Vers une sortie de l’énergie nucléaire en Europe ! L’opposition contre le nucléaire n’est pas un monopole des verts, est-il précisé dans la résolution adoptée dimanche, où il est rappelé qu’en 1977 déjà, le parti socialiste avait coupé court au projet de construction d’une centrale nucléaire à Remerschen en votant pour un moratoire lors d’un congrès extraordinaire. Avec une très faible majorité d’ailleurs : 153 voix contre 156. Rien de quoi vraiment bomber le torse, le résultat du vote a été loin du cataclysme. Toujours est-il que le moratoire avait eu pour effet l’abandon du projet. Avec la suite que l’on connaît : la construction d’une centrale nucléaire à un jet de pierre de la frontière, à Cattenom. Or, dimanche, les discussions se sont arrêtées là, aucune piste n’a été tracée concernant les répercussions d’un tel démantèlement sur la société, il n’y a eu aucune mise en question du mode de vie et de consommation d’énergie des citoyens.
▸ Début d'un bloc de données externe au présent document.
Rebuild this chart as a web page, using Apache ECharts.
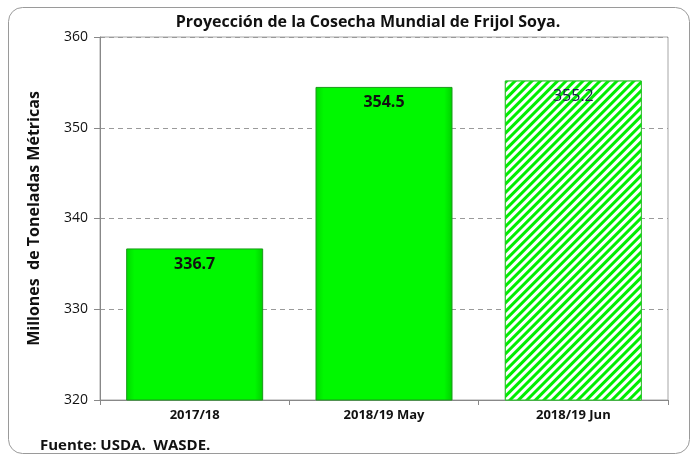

Pas même de la part des jeunes socialistes, qui semblent davantage préoccupés par le maintien du pouvoir d’achat de la population.

Les élections communales au mois d’octobre n’ont pas été un véritable sujet au congrès national, comme une réunion spéciale aura lieu le 5 mai prochain. Toujours est-il que l’enjeu est de taille pour le LSAP. Il est le parti dominant dans les communes. « La force du LSAP, c’est d’être un contrepoids au niveau local, » déclara Alex Bodry. Son but est de remporter aussi les six nouvelles communes qui, après fusion, éliront leurs représentants au scrutin proportionnel.